> _Required work_: Quote word for word the lines below, beginning with the first and ending with the one that has "ax.plot([0, n_cols +". Drop the pictures.

> _Data lines_:

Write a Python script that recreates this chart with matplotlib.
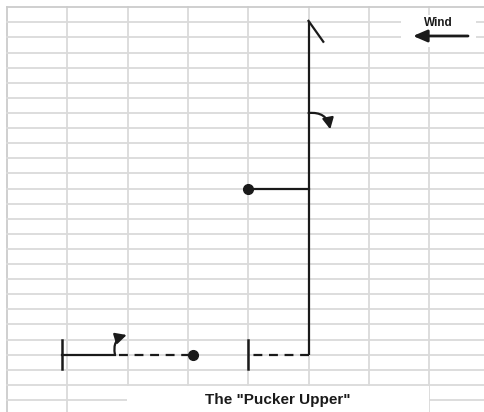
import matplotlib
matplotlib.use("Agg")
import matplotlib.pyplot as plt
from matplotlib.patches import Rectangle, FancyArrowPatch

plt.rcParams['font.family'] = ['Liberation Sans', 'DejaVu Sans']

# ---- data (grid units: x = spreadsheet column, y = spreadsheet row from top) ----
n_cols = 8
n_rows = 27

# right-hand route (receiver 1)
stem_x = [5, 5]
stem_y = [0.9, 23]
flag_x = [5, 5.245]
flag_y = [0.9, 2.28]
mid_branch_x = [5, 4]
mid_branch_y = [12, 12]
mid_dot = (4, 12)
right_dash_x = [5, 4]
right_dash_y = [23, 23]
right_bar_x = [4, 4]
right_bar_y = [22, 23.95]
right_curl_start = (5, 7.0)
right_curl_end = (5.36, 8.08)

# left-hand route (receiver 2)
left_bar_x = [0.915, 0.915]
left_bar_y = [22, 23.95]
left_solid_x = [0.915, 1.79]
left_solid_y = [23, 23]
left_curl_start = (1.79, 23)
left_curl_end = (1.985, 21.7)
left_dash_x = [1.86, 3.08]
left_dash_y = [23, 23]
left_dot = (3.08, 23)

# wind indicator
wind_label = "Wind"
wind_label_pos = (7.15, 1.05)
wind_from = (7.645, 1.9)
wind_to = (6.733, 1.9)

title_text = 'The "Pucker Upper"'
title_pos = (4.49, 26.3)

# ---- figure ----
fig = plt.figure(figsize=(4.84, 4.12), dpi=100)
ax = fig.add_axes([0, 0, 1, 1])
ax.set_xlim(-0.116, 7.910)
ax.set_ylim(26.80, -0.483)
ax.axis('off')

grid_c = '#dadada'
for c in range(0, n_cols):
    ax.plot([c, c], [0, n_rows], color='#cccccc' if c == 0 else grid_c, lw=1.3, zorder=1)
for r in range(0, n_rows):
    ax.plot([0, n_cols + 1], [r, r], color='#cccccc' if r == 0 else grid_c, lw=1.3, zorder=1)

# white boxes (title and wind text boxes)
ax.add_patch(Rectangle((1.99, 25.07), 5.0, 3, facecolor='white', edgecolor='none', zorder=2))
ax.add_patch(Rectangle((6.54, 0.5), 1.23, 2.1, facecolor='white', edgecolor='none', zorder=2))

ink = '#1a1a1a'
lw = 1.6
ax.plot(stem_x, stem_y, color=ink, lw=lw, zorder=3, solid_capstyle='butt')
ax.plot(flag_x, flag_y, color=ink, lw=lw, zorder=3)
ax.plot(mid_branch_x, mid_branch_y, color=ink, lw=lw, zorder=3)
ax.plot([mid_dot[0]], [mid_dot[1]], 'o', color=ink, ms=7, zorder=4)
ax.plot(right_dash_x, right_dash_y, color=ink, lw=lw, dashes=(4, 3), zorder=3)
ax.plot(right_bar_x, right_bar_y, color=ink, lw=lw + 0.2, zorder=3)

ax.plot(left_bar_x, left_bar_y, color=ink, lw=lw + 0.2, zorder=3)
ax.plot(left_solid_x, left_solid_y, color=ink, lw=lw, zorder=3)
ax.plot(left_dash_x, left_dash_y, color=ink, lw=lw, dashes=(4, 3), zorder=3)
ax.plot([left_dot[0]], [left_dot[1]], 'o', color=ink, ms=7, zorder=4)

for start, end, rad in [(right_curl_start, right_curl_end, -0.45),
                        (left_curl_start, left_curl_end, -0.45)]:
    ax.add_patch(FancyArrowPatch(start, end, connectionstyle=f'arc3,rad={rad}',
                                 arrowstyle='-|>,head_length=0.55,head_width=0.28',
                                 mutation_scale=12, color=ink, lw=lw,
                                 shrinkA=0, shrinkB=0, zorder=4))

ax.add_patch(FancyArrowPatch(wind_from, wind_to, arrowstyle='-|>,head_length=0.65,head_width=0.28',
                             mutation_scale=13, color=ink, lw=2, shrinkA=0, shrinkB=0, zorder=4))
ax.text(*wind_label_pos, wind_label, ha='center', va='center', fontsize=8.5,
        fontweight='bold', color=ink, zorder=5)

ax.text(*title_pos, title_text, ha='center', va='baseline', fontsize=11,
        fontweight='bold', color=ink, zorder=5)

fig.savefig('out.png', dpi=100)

> _Solution below_:
Write a Python script that recreates this chart with matplotlib.
import matplotlib
matplotlib.use("Agg")
import matplotlib.pyplot as plt
from matplotlib.patches import Rectangle, FancyArrowPatch

plt.rcParams['font.family'] = ['Liberation Sans', 'DejaVu Sans']

# ---- data (grid units: x = spreadsheet column, y = spreadsheet row from top) ----
n_cols = 8
n_rows = 27

# right-hand route (receiver 1)
stem_x = [5, 5]
stem_y = [0.9, 23]
flag_x = [5, 5.245]
flag_y = [0.9, 2.28]
mid_branch_x = [5, 4]
mid_branch_y = [12, 12]
mid_dot = (4, 12)
right_dash_x = [5, 4]
right_dash_y = [23, 23]
right_bar_x = [4, 4]
right_bar_y = [22, 23.95]
right_curl_start = (5, 7.0)
right_curl_end = (5.36, 8.08)

# left-hand route (receiver 2)
left_bar_x = [0.915, 0.915]
left_bar_y = [22, 23.95]
left_solid_x = [0.915, 1.79]
left_solid_y = [23, 23]
left_curl_start = (1.79, 23)
left_curl_end = (1.985, 21.7)
left_dash_x = [1.86, 3.08]
left_dash_y = [23, 23]
left_dot = (3.08, 23)

# wind indicator
wind_label = "Wind"
wind_label_pos = (7.15, 1.05)
wind_from = (7.645, 1.9)
wind_to = (6.733, 1.9)

title_text = 'The "Pucker Upper"'
title_pos = (4.49, 26.3)

# ---- figure ----
fig = plt.figure(figsize=(4.84, 4.12), dpi=100)
ax = fig.add_axes([0, 0, 1, 1])
ax.set_xlim(-0.116, 7.910)
ax.set_ylim(26.80, -0.483)
ax.axis('off')

grid_c = '#dadada'
for c in range(0, n_cols):
    ax.plot([c, c], [0, n_rows], color='#cccccc' if c == 0 else grid_c, lw=1.3, zorder=1)
for r in range(0, n_rows):
    ax.plot([0, n_cols + 1], [r, r], color='#cccccc' if r == 0 else grid_c, lw=1.3, zorder=1)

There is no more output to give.